The shared task aims at producing, for each product, top-k reviews from a set of reviews such that the selected top-k reviews act as a summary of all the opinions expressed in the reviews set. The three independent subtasks incorporate three different ways of selecting the top-k reviews, based on helpfulness, representativeness and exhaustiveness of the opinions expressed in the review set.

In the famous Asch Conformity experiment, individuals were asked to decide which of 2 sticks (which they were shown separately) was longer. The same task was then to be performed with a group of people (all of them actors, deliberately giving the wrong answer). The error rate leapt from 1% to 36.8% when the people around expressed the wrong perception.
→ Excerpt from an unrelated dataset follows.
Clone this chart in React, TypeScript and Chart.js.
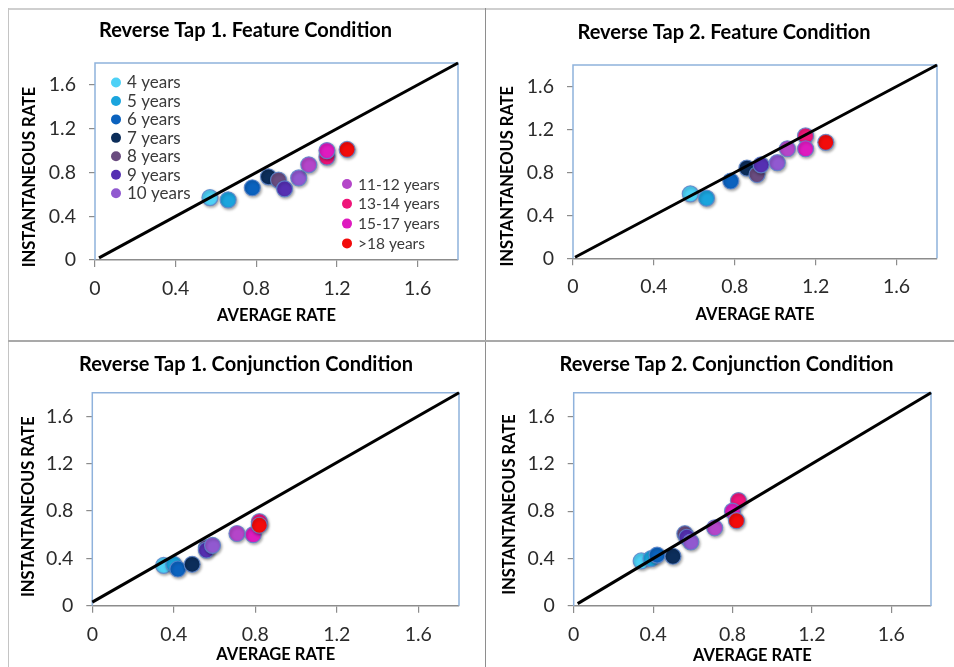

This goes to show how heavily can others’ opinions influence our own. For example, if on searching for 'iPhone reviews', we see results (ranked by, say, PageRank) that coincidentally happen to be against the product, then one might form an incorrect perception of the general opinion around the world regarding the smartphone. To avoid such a misconception, while summarizing documents, Opinion Diversification needs to be incorporated. As an introductory impetus to this approach, we propose this shared task, focusing on Product Reviews Summarization (in the form of a ranked list).

Reviews have always played a crucial role for customers to select products informatively ever since information technology became a common part of life. Considering the large volume of reviews available at present, it becomes a difficult task for the customers to extract relevant information from huge amounts of data and they can often end up skipping some useful content, thereby making wrong choices. Thus, it is important to extract a representative set of reviews from a large set of data, while keeping all important content available in this representative set.